By the way, most mortgages are only help for several years (3-7 years seems to be typical numbers from a few years ago.) Since most money goes to interest rather than principal or the first few years, you can't really building much equity compared to the zero equity of paying rent.
posted by metahawk at 11:03 AM on April 29, 2017 [1 favorite]


Can't begin to answer this question without knowing your rough income and the amount you pay monthly on your student loan debt.
posted by praemunire at 11:57 AM on April 29, 2017


I'd first consider a few known expenses first and really think about your overall financial future.

Retirement accounts. How much do you save a year? How much do you need when you retire? If you were to plow your entire windfall, how big of a nest egg will it be thanks to compounding interest by the time you retire? By some super general guidelines, are you roughly on track for retirement?

Student loan debt -- how high is your interest rate? How long will it take you to pay that off? By the time you pay it off, how much interest will you have paid over the life time?

And, you mention you have kids -- when will they go to college? How much money do you want to sock away for them?

And, then, I would think about the "opportunity cost" of buying a very expensive house, when you're just putting down ~20%. The NY times Rent vs. Buy calculator as mentioned above is sobering. Once you put your windfall into a *minority portion* of what is basically a LONG TERM DEBT PAYMENT, do you still win out at the end? Because when you've channeled it into a downpayment, that money is no longer working for you (i.e., earning interest, giving you an emergency fund if you or your spouse gets laid off, reducing your principal/interest for your student loans, giving you a promise of an unanxious retirement, or financial peace of mind for your kids when they go to school).
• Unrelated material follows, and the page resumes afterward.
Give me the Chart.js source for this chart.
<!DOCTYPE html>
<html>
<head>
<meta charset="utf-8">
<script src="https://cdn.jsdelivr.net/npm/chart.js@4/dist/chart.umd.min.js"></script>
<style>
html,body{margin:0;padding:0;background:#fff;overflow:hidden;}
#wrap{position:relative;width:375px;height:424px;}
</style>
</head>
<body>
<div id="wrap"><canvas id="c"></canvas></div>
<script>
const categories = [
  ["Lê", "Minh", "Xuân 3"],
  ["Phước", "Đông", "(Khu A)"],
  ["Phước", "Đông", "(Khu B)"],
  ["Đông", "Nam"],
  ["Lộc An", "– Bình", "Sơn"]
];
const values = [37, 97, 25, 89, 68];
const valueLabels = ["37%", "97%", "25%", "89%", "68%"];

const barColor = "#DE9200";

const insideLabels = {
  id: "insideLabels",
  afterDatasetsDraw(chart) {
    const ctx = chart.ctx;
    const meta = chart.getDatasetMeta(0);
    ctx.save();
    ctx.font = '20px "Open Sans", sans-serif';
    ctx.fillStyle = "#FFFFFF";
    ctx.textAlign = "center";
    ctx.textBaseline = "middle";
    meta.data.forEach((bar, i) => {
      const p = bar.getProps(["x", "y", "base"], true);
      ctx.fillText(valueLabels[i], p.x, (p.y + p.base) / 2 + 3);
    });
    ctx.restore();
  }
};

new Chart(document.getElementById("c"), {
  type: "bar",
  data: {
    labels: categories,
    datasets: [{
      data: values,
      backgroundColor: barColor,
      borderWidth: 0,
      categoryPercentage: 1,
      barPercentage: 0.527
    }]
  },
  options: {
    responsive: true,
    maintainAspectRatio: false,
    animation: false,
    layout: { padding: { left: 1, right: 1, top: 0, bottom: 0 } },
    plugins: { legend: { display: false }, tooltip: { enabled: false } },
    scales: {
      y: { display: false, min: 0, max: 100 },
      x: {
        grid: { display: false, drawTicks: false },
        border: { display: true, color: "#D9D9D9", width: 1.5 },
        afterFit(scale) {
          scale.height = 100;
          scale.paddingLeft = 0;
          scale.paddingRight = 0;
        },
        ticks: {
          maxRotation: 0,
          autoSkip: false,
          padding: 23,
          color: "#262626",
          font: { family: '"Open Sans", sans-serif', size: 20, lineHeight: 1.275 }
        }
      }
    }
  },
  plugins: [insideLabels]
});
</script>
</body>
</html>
Instead, that money is now working for your mortgage lender, and your mortgage lender gets to make interest off of it, and bide their time waiting for you to pay the rest of the mortgage off for the next dozen years.

Even if you just funnel that money to a diversified portfolio, nothing will stop you from buying a house 1 or 2 or 5 years from now. But, in the time it's taken, that windfall will have had a chance to grow, and maybe, you've used that extra money to pay down your student loans a little bit faster, or fund your retirement savings a little faster.

I've had to come to terms recently that I will never be able to buy where I am living (due to crazy housing prices), and it's a hard emotional decision, but renting is such such such a better deal given where I am in my career/life. Having $500k+ in debt is such an anchor, and honestly, you never know if/when housing prices crash, and well, by golly, you still owe more on the mortgage than the house is worth.
posted by ellerhodes at 1:35 PM on April 29, 2017 [3 favorites]


I am not sure where you live that is both expensive and only 8-900 for a 2-3 bedroom but depending on what you pay for rent for a similar place (eg, more or similar to the mortgage) it might be a good deal. That said I wouldn't do it and I have no kids, no plans for them, and no debt. I would describe my financial health as poor with more savings, btw. YMMV.

If you have debt I'd get rid of that before taking on even more debt. If you pay that down and you would be able to do a shorter mortgage (eg, 15 year) that's very attractive to me personally but so is a FDIC insured savings account and a bit more in the retirement fund.

Given the political climate I'd be a bit wary of most financial moves right now, including dumping a lot of $$ into either a home in a "expensive now" city that ten years ago wasn't that expensive (NY or LA ok, but SF or SEA seem ... completely insane to me) or a 529 (free college for middle class! maybe! it could happen!).